Data items:
* START *

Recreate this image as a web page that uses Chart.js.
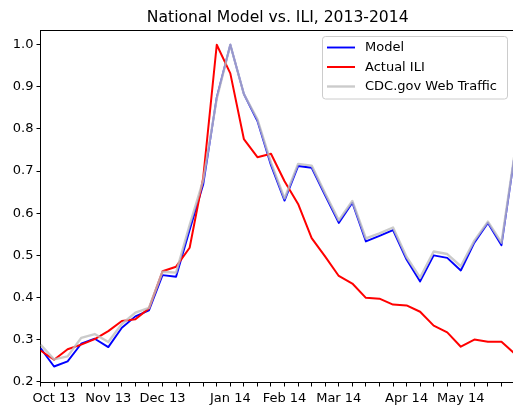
<!DOCTYPE html>
<html>
<head>
<meta charset="utf-8">
<script src="https://cdn.jsdelivr.net/npm/chart.js@4"></script>
<style>
html,body{margin:0;padding:0;background:#fff;}
#wrap{width:513px;height:408px;position:relative;}
</style>
</head>
<body>
<div id="wrap"><canvas id="c" width="513" height="408"></canvas></div>
<script>
// Weekly points, starting week of 2013-09-29
const weekIndex = [0,1,2,3,4,5,6,7,8,9,10,11,12,13,14,15,16,17,18,19,20,21,22,23,24,25,26,27,28,29,30,31,32,33,34,35];
const model = [0.280,0.236,0.248,0.290,0.302,0.282,0.328,0.355,0.369,0.453,0.449,0.560,0.668,0.875,1.000,0.883,0.819,0.714,0.630,0.712,0.708,0.642,0.577,0.625,0.533,0.546,0.560,0.490,0.438,0.500,0.494,0.464,0.530,0.577,0.524,0.745];
const actualILI = [0.274,0.252,0.277,0.288,0.301,0.320,0.344,0.348,0.374,0.462,0.473,0.518,0.684,1.000,0.932,0.776,0.733,0.741,0.676,0.622,0.541,0.497,0.451,0.433,0.399,0.397,0.383,0.381,0.366,0.333,0.317,0.283,0.300,0.295,0.295,0.266];
const webTraffic = [0.288,0.253,0.260,0.304,0.313,0.294,0.337,0.364,0.375,0.461,0.459,0.572,0.678,0.872,1.000,0.883,0.823,0.720,0.635,0.717,0.713,0.647,0.583,0.629,0.540,0.552,0.566,0.496,0.447,0.509,0.503,0.474,0.535,0.580,0.530,0.748];
// x tick labels (one per weekly tick 0..34)
const xTickLabels = ['', 'Oct 13', '', '', '', 'Nov 13', '', '', '', 'Dec 13', '', '', '', '', 'Jan 14', '', '', '', 'Feb 14', '', '', '', 'Mar 14', '', '', '', '', 'Apr 14', '', '', '', 'May 14', '', '', ''];
const yTicks = [0.2,0.3,0.4,0.5,0.6,0.7,0.8,0.9,1.0];
const seriesNames = ['Model', 'Actual ILI', 'CDC.gov Web Traffic'];
const seriesColors = ['#0000ff', '#ff0000', 'rgba(190,190,190,0.8)'];
const titleText = 'National Model vs. ILI, 2013-2014';

const FONT = "'DejaVu Sans', sans-serif";
const toPts = arr => arr.map((v, i) => ({x: weekIndex[i], y: v}));

const overlay = {
  id: 'overlay',
  afterDraw(chart) {
    const ctx = chart.ctx, a = chart.chartArea;
    ctx.save();
    // top spine
    ctx.strokeStyle = '#000';
    ctx.lineWidth = 1;
    ctx.beginPath();
    ctx.moveTo(a.left - 0.5, Math.round(a.top) + 0.5);
    ctx.lineTo(a.right, Math.round(a.top) + 0.5);
    ctx.stroke();
    // title
    ctx.fillStyle = '#000';
    ctx.font = '15.6px ' + FONT;
    ctx.textAlign = 'center';
    ctx.textBaseline = 'alphabetic';
    ctx.fillText(titleText, (a.left + a.right) / 2 + 1, 22);
    // legend
    const bx = 322.5, by = 36.5, bw = 185, bh = 62.5, r = 3;
    ctx.beginPath();
    ctx.moveTo(bx + r, by);
    ctx.lineTo(bx + bw - r, by);
    ctx.quadraticCurveTo(bx + bw, by, bx + bw, by + r);
    ctx.lineTo(bx + bw, by + bh - r);
    ctx.quadraticCurveTo(bx + bw, by + bh, bx + bw - r, by + bh);
    ctx.lineTo(bx + r, by + bh);
    ctx.quadraticCurveTo(bx, by + bh, bx, by + bh - r);
    ctx.lineTo(bx, by + r);
    ctx.quadraticCurveTo(bx, by, bx + r, by);
    ctx.closePath();
    ctx.fillStyle = 'rgba(255,255,255,0.8)';
    ctx.fill();
    ctx.strokeStyle = '#cccccc';
    ctx.stroke();
    const rows = [47.5, 67, 86.5];
    const widths = [1.9, 2.0, 2.4];
    ctx.font = '13px ' + FONT;
    ctx.textAlign = 'left';
    ctx.textBaseline = 'middle';
    for (let i = 0; i < 3; i++) {
      ctx.strokeStyle = seriesColors[i];
      ctx.lineWidth = widths[i];
      ctx.beginPath();
      ctx.moveTo(327, rows[i]);
      ctx.lineTo(355, rows[i]);
      ctx.stroke();
      ctx.fillStyle = '#000';
      ctx.fillText(seriesNames[i], 365, rows[i] + 0.5);
    }
    ctx.restore();
  }
};

new Chart(document.getElementById('c'), {
  type: 'line',
  data: {
    datasets: [
      {label: seriesNames[0], data: toPts(model), borderColor: seriesColors[0], borderWidth: 1.9, order: 2},
      {label: seriesNames[1], data: toPts(actualILI), borderColor: seriesColors[1], borderWidth: 2.0, order: 1},
      {label: seriesNames[2], data: toPts(webTraffic), borderColor: seriesColors[2], borderWidth: 2.4, order: 0}
    ]
  },
  options: {
    responsive: false,
    animation: false,
    events: [],
    layout: {padding: {top: 30, right: 0, left: 0, bottom: 0}, autoPadding: false},
    elements: {point: {radius: 0}, line: {tension: 0, fill: false, borderJoinStyle: 'round'}},
    plugins: {legend: {display: false}, title: {display: false}, tooltip: {enabled: false}},
    scales: {
      x: {
        type: 'linear',
        min: 0,
        max: 34.85,
        afterBuildTicks: s => { s.ticks = xTickLabels.map((_, i) => ({value: i})); },
        afterFit: s => { s.height = 25.5; },
        ticks: {
          autoSkip: false, maxRotation: 0, minRotation: 0, padding: 4,
          color: '#000', font: {family: FONT, size: 13},
          callback: (v, i) => xTickLabels[i] || ''
        },
        grid: {drawOnChartArea: false, drawTicks: true, tickLength: 4, tickColor: '#000', tickWidth: 1},
        border: {display: true, color: '#000', width: 1}
      },
      y: {
        type: 'linear',
        min: 0.198,
        max: 1.035,
        afterBuildTicks: s => { s.ticks = yTicks.map(v => ({value: v})); },
        afterFit: s => { s.width = 40.5; },
        ticks: {
          padding: 3, color: '#000', font: {family: FONT, size: 13},
          callback: v => Number(v).toFixed(1)
        },
        grid: {drawOnChartArea: false, drawTicks: true, tickLength: 4, tickColor: '#000', tickWidth: 1},
        border: {display: true, color: '#000', width: 1}
      }
    }
  },
  plugins: [overlay]
});
</script>
</body>
</html>
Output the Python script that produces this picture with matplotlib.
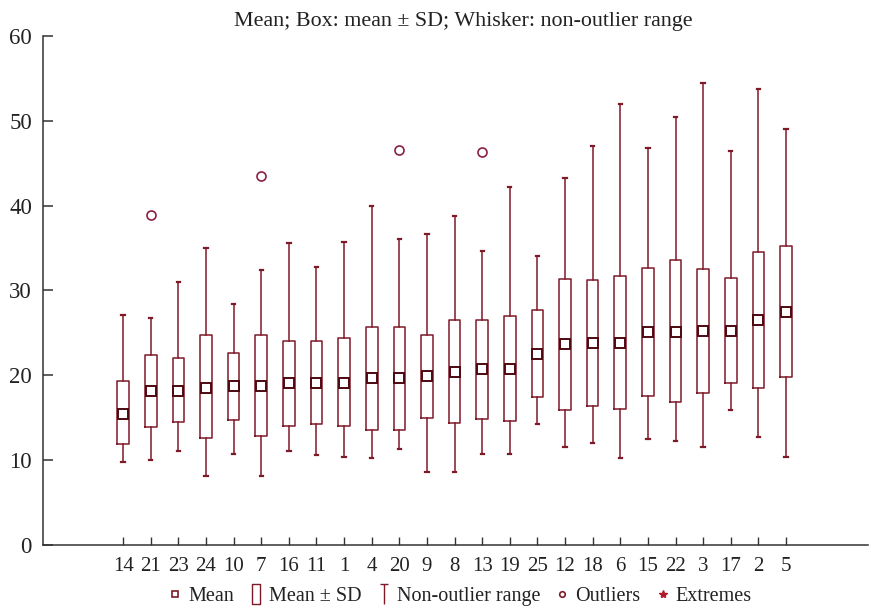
import numpy as np
import matplotlib
matplotlib.use("Agg")
import matplotlib.pyplot as plt
from matplotlib.lines import Line2D
from matplotlib.path import Path

plt.rcParams['font.family'] = ['Liberation Serif', 'DejaVu Serif']

# groups in plotted order
labels = ['14', '21', '23', '24', '10', '7', '16', '11', '1', '4', '20', '9', '8',
          '13', '19', '25', '12', '18', '6', '15', '22', '3', '17', '2', '5']
means = [15.5, 18.1, 18.2, 18.5, 18.7, 18.8, 19.1, 19.1, 19.1, 19.7, 19.7, 19.9, 20.4,
         20.7, 20.7, 22.5, 23.7, 23.8, 23.8, 25.1, 25.1, 25.2, 25.2, 26.5, 27.5]
# box = mean +/- SD
box_hi = [19.3, 22.4, 22.1, 24.7, 22.6, 24.8, 24.1, 24.0, 24.4, 25.7, 25.7, 24.8, 26.5,
          26.5, 27.0, 27.7, 31.4, 31.2, 31.7, 32.7, 33.6, 32.5, 31.5, 34.5, 35.3]
box_lo = [11.9, 13.9, 14.5, 12.6, 14.7, 12.8, 14.0, 14.3, 14.0, 13.6, 13.6, 15.0, 14.4,
          14.9, 14.6, 17.4, 15.9, 16.4, 16.0, 17.6, 16.9, 17.9, 19.1, 18.5, 19.8]
# whiskers = non-outlier range
whisk_hi = [27.1, 26.7, 31.0, 35.0, 28.4, 32.4, 35.6, 32.8, 35.7, 40.0, 36.1, 36.7, 38.8,
            34.7, 42.2, 34.1, 43.3, 47.0, 52.0, 46.8, 50.5, 54.5, 46.4, 53.7, 49.0]
whisk_lo = [9.8, 10.0, 11.1, 8.1, 10.7, 8.1, 11.1, 10.6, 10.4, 10.3, 11.3, 8.6, 8.6,
            10.7, 10.7, 14.3, 11.5, 12.0, 10.2, 12.5, 12.2, 11.5, 15.9, 12.7, 10.4]
outliers = {'21': [38.9], '7': [43.5], '20': [46.6], '13': [46.3]}

box_col = '#7e1a28'
mean_col = '#4e0810'
spine_col = '#333333'

stats = []
for i, lab in enumerate(labels):
    stats.append(dict(label=lab, med=means[i], mean=means[i],
                      q1=box_lo[i], q3=box_hi[i],
                      whislo=whisk_lo[i], whishi=whisk_hi[i],
                      fliers=outliers.get(lab, [])))

fig = plt.figure(figsize=(8.71, 6.09), dpi=100)
ax = fig.add_axes([0.0494, 0.1051, 0.9472, 0.8358])

pos = np.arange(len(labels))
ax.bxp(stats, positions=pos, widths=0.42, showmeans=True, showfliers=True,
       boxprops=dict(color=box_col, linewidth=1.1),
       whiskerprops=dict(color=box_col, linewidth=1.1),
       capprops=dict(color=box_col, linewidth=1.6),
       capwidths=0.12,
       medianprops=dict(linewidth=0),
       meanprops=dict(marker='s', markerfacecolor='white', markeredgecolor=mean_col,
                      markeredgewidth=1.4, markersize=7.5),
       flierprops=dict(marker='o', markerfacecolor='none', markeredgecolor='#8a2040',
                       markeredgewidth=1.2, markersize=6.5))

ax.set_xlim(-2.9, 26.97)
ax.set_ylim(0, 60)
ax.set_yticks([0, 10, 20, 30, 40, 50, 60])
ax.set_xticks(pos)
ax.set_xticklabels(labels)
for s in ['top', 'right']:
    ax.spines[s].set_visible(False)
for s in ['left', 'bottom']:
    ax.spines[s].set_color(spine_col)
    ax.spines[s].set_linewidth(1.1)
ax.tick_params(axis='y', direction='in', length=7, width=1.1, color=spine_col,
               labelsize=16.5, pad=8, labelcolor='#222222')
ax.tick_params(axis='x', direction='in', length=6, width=1.0, color=spine_col,
               labelsize=15, pad=9, labelcolor='#222222')

ax.set_title('Mean; Box: mean ± SD; Whisker: non-outlier range',
             fontsize=15.8, color='#222222', pad=7, x=0.51)

# legend handles
rect = Path([(-0.35, -1), (0.35, -1), (0.35, 1), (-0.35, 1), (-0.35, -1)])
ibeam = Path([(-0.4, 1), (0.4, 1), (0, 1), (0, -1)],
             [Path.MOVETO, Path.LINETO, Path.MOVETO, Path.LINETO])
handles = [
    Line2D([], [], ls='none', marker='s', markersize=5, markerfacecolor='white',
           markeredgecolor=box_col, markeredgewidth=1.2),
    Line2D([], [], ls='none', marker=rect, markersize=15, markerfacecolor='none',
           markeredgecolor=box_col, markeredgewidth=1.0),
    Line2D([], [], ls='none', marker=ibeam, markersize=15, markerfacecolor='none',
           markeredgecolor=box_col, markeredgewidth=1.0),
    Line2D([], [], ls='none', marker='o', markersize=4, markerfacecolor='none',
           markeredgecolor=box_col, markeredgewidth=1.2),
    Line2D([], [], ls='none', marker='*', markersize=6, color='#b01c2c'),
]
names = ['Mean', 'Mean ± SD', 'Non-outlier range', 'Outliers', 'Extremes']
fig.legend(handles, names, loc='center', bbox_to_anchor=(0.528, 0.021), ncol=5,
           frameon=False, fontsize=14.5, handlelength=0.7, handletextpad=0.3,
           columnspacing=0.75, labelcolor='#222222', borderpad=0.1)

fig.savefig('out.png', dpi=100)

* END *

Give every line of the material that includes the string "script".

- **Result**:
<script src="https://cdn.jsdelivr.net/npm/chart.js@4"></script>
<script>
</script>
Output the Python script that produces this picture with matplotlib.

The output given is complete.